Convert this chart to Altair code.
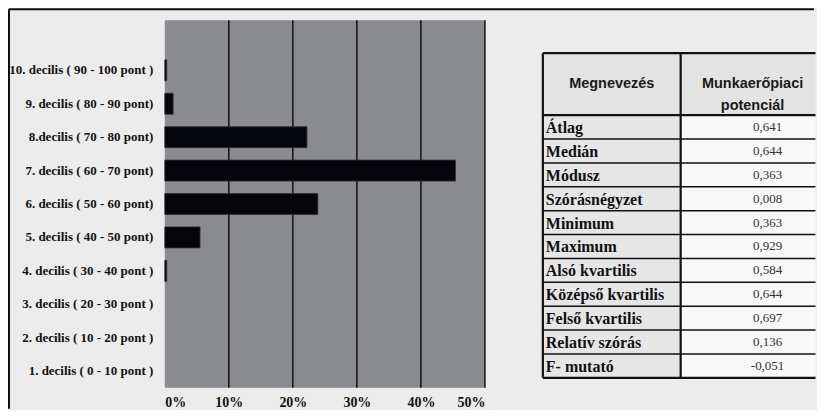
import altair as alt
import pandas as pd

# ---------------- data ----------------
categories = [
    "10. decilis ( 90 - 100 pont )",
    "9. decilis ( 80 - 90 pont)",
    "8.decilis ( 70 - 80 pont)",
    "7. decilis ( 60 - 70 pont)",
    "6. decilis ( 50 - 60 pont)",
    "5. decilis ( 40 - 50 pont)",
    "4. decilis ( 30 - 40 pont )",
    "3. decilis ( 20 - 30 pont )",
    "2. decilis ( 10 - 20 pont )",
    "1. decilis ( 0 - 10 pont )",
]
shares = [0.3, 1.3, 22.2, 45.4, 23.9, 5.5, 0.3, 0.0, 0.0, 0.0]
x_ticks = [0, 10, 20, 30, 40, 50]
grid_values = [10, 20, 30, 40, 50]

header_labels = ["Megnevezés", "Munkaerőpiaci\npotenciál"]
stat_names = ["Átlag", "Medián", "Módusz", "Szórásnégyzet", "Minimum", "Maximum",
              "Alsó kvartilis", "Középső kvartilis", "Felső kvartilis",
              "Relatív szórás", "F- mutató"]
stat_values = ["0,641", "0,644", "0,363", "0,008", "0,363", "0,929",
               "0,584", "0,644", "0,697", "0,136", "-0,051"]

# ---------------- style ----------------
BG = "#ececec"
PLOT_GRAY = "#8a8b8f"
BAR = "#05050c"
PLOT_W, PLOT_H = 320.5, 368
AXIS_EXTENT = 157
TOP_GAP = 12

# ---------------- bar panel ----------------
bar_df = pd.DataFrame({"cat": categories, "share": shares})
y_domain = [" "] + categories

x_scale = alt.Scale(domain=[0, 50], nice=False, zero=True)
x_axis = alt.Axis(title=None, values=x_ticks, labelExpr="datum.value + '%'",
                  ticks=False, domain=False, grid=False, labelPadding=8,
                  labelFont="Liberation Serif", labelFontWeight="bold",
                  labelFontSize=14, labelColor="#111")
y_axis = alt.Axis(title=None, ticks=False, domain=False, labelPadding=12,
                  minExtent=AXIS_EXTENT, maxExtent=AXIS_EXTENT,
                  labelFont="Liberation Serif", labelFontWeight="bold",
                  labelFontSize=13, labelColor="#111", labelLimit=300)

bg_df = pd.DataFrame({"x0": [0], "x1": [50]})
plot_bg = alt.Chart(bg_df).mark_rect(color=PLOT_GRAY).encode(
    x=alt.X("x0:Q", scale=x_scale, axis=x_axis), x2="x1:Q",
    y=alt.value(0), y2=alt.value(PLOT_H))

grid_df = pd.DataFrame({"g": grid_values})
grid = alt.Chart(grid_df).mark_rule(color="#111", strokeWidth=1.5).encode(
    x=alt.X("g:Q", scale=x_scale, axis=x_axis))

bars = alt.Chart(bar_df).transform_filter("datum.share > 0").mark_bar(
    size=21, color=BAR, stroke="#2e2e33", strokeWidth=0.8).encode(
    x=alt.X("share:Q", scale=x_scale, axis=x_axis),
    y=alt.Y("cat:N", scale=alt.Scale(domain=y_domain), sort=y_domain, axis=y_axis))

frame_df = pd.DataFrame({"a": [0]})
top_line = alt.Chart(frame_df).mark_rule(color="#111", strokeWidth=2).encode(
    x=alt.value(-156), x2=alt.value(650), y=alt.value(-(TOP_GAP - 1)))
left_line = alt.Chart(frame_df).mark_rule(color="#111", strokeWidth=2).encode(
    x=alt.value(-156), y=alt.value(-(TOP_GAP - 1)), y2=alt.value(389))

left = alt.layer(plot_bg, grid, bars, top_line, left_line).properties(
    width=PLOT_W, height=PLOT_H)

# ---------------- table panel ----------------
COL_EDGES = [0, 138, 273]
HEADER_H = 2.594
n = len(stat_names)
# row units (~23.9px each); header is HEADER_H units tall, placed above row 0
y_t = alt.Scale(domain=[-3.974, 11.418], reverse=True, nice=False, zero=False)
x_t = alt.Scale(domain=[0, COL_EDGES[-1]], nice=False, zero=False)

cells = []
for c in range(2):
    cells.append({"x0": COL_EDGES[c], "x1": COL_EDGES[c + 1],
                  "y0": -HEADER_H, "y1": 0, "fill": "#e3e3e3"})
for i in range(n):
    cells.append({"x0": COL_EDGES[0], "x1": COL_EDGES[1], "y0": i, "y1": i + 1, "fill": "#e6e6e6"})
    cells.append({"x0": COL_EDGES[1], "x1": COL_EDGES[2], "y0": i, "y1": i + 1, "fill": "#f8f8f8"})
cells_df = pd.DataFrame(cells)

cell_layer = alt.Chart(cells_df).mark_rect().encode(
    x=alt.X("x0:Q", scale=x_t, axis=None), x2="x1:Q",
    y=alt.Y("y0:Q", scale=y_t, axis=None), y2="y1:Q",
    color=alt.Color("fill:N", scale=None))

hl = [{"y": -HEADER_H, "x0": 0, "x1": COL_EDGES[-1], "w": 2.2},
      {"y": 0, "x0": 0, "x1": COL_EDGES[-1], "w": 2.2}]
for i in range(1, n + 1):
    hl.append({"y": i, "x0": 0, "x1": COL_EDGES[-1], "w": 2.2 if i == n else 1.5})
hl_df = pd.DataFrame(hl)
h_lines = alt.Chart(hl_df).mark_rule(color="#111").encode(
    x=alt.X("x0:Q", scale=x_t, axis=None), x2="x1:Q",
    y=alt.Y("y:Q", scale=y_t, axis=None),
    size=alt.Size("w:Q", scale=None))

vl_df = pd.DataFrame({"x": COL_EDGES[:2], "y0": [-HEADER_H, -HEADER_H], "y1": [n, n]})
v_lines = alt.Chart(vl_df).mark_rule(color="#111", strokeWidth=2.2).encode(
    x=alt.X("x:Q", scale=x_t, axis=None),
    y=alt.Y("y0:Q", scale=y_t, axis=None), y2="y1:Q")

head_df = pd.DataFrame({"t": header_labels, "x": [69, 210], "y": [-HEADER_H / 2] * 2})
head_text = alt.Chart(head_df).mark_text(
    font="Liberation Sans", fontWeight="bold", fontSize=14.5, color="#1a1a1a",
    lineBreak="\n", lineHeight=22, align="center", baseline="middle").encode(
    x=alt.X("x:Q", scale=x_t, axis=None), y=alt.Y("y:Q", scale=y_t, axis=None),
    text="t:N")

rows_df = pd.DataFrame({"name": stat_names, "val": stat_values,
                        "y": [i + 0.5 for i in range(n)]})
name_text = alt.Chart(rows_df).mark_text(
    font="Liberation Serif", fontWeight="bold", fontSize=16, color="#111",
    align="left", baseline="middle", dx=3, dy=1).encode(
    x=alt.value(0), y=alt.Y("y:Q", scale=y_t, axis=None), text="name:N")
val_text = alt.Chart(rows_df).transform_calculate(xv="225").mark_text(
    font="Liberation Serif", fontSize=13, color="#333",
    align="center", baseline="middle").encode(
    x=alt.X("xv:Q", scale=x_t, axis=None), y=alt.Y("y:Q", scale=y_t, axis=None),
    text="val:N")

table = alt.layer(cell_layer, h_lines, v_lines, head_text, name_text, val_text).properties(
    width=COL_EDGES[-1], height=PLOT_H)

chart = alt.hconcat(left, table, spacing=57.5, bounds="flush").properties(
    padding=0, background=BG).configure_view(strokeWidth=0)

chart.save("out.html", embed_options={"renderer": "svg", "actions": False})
════════
Short problem: Go from the first line of the data above to the line containing "TOP_GAP = 12" and retype exactly those lines, both included, but none of the pictures.

Exercise response:
Convert this chart to Altair code.
import altair as alt
import pandas as pd

# ---------------- data ----------------
categories = [
    "10. decilis ( 90 - 100 pont )",
    "9. decilis ( 80 - 90 pont)",
    "8.decilis ( 70 - 80 pont)",
    "7. decilis ( 60 - 70 pont)",
    "6. decilis ( 50 - 60 pont)",
    "5. decilis ( 40 - 50 pont)",
    "4. decilis ( 30 - 40 pont )",
    "3. decilis ( 20 - 30 pont )",
    "2. decilis ( 10 - 20 pont )",
    "1. decilis ( 0 - 10 pont )",
]
shares = [0.3, 1.3, 22.2, 45.4, 23.9, 5.5, 0.3, 0.0, 0.0, 0.0]
x_ticks = [0, 10, 20, 30, 40, 50]
grid_values = [10, 20, 30, 40, 50]

header_labels = ["Megnevezés", "Munkaerőpiaci\npotenciál"]
stat_names = ["Átlag", "Medián", "Módusz", "Szórásnégyzet", "Minimum", "Maximum",
              "Alsó kvartilis", "Középső kvartilis", "Felső kvartilis",
              "Relatív szórás", "F- mutató"]
stat_values = ["0,641", "0,644", "0,363", "0,008", "0,363", "0,929",
               "0,584", "0,644", "0,697", "0,136", "-0,051"]

# ---------------- style ----------------
BG = "#ececec"
PLOT_GRAY = "#8a8b8f"
BAR = "#05050c"
PLOT_W, PLOT_H = 320.5, 368
AXIS_EXTENT = 157
TOP_GAP = 12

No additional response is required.